• Directive: Reproduce, character for character, the lines below from the first through the one with "const rowHeights = [38, 63, 65, 67, 40];". Leave pictures out.

• Data lines:
☆ ☆ ☆ ☆ ☆ ☆ ☆
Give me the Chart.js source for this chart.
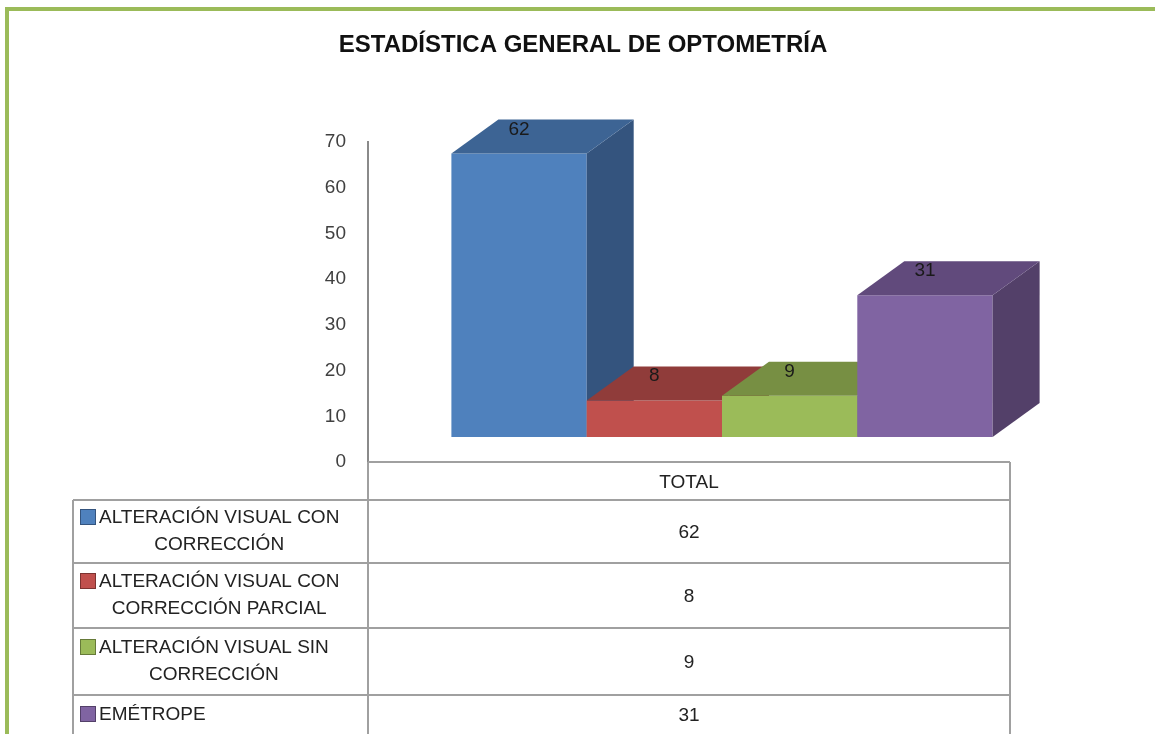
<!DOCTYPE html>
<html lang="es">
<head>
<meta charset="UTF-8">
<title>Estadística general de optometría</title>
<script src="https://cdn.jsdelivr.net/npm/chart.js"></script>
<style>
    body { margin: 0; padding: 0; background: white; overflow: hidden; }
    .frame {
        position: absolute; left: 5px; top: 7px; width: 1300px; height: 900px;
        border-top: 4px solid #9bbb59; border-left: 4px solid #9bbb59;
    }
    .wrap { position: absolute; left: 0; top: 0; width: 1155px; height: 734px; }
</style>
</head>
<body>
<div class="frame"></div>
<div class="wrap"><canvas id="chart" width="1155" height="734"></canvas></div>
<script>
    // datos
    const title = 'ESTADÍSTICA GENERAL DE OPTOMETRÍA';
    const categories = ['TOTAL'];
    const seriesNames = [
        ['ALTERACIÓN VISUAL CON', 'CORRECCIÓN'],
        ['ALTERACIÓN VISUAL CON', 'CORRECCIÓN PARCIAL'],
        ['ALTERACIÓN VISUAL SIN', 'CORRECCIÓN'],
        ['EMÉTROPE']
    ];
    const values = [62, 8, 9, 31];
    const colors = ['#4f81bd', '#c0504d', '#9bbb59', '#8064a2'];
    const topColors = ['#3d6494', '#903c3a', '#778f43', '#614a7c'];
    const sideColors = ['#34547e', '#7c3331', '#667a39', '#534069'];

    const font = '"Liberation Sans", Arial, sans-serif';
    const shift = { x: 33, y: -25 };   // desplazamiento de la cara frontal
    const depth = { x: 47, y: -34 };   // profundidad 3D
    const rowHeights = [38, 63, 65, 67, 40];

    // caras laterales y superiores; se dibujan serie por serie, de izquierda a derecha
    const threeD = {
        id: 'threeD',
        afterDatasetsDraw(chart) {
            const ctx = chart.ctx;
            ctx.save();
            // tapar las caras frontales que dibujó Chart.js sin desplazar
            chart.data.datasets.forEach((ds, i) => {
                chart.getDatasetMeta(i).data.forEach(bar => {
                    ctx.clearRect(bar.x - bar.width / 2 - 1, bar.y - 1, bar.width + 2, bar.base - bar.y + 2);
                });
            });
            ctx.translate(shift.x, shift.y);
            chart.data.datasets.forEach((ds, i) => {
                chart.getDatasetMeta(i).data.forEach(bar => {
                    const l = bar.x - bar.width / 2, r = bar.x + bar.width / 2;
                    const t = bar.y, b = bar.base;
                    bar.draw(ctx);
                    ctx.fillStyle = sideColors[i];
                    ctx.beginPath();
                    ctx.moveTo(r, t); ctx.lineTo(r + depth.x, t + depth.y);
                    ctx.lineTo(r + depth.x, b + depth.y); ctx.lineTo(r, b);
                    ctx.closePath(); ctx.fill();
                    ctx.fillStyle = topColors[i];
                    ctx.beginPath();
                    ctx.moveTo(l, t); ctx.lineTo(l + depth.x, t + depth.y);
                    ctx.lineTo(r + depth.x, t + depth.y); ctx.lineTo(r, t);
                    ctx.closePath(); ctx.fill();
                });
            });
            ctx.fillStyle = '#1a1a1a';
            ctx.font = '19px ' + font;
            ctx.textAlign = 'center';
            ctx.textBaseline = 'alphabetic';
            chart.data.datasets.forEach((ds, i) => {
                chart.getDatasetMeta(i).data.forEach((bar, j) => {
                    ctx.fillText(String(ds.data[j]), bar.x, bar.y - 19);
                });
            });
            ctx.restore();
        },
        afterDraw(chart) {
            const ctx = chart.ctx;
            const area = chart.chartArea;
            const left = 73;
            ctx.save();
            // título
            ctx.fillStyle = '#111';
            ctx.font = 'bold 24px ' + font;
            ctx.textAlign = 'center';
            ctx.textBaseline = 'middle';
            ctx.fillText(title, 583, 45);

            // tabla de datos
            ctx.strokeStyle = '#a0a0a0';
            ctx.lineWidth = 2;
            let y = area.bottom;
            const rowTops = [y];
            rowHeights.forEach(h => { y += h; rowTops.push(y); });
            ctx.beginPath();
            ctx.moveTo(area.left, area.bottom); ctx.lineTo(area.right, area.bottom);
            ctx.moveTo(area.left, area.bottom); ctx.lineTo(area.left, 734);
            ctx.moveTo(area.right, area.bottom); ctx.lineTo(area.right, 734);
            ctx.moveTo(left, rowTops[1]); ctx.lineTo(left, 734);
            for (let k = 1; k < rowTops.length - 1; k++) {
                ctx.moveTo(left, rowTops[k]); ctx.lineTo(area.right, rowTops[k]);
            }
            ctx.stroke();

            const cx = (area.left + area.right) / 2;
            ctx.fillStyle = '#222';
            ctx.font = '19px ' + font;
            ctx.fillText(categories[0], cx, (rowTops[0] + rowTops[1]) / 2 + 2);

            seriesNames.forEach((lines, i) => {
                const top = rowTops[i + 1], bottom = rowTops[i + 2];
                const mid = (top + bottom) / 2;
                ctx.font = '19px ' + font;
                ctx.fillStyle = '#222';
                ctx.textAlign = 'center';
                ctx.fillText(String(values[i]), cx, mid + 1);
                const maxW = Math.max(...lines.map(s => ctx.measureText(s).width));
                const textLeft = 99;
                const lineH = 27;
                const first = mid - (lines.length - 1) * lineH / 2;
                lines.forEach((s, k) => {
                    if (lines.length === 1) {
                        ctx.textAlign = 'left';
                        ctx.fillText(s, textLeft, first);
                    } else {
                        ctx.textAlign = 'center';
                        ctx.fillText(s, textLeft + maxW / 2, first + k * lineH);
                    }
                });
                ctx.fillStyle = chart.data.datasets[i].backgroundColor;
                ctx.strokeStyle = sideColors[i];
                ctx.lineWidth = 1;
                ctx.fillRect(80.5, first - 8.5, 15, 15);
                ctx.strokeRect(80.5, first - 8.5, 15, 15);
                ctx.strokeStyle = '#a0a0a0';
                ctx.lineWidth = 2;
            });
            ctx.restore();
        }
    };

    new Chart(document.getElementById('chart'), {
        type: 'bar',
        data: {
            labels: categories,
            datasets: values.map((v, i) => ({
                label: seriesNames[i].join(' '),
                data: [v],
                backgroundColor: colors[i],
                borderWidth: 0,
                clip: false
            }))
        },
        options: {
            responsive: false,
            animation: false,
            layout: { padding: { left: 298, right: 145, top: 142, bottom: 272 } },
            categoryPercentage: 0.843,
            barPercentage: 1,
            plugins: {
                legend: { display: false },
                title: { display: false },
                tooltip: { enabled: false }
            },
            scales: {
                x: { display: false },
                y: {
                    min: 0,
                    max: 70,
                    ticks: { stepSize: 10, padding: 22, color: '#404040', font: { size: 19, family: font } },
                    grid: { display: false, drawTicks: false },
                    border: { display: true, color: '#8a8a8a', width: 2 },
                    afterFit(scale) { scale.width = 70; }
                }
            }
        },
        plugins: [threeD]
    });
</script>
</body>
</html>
☆ ☆ ☆ ☆ ☆ ☆ ☆
• Written answer:
Give me the Chart.js source for this chart.
<!DOCTYPE html>
<html lang="es">
<head>
<meta charset="UTF-8">
<title>Estadística general de optometría</title>
<script src="https://cdn.jsdelivr.net/npm/chart.js"></script>
<style>
    body { margin: 0; padding: 0; background: white; overflow: hidden; }
    .frame {
        position: absolute; left: 5px; top: 7px; width: 1300px; height: 900px;
        border-top: 4px solid #9bbb59; border-left: 4px solid #9bbb59;
    }
    .wrap { position: absolute; left: 0; top: 0; width: 1155px; height: 734px; }
</style>
</head>
<body>
<div class="frame"></div>
<div class="wrap"><canvas id="chart" width="1155" height="734"></canvas></div>
<script>
    // datos
    const title = 'ESTADÍSTICA GENERAL DE OPTOMETRÍA';
    const categories = ['TOTAL'];
    const seriesNames = [
        ['ALTERACIÓN VISUAL CON', 'CORRECCIÓN'],
        ['ALTERACIÓN VISUAL CON', 'CORRECCIÓN PARCIAL'],
        ['ALTERACIÓN VISUAL SIN', 'CORRECCIÓN'],
        ['EMÉTROPE']
    ];
    const values = [62, 8, 9, 31];
    const colors = ['#4f81bd', '#c0504d', '#9bbb59', '#8064a2'];
    const topColors = ['#3d6494', '#903c3a', '#778f43', '#614a7c'];
    const sideColors = ['#34547e', '#7c3331', '#667a39', '#534069'];

    const font = '"Liberation Sans", Arial, sans-serif';
    const shift = { x: 33, y: -25 };   // desplazamiento de la cara frontal
    const depth = { x: 47, y: -34 };   // profundidad 3D
    const rowHeights = [38, 63, 65, 67, 40];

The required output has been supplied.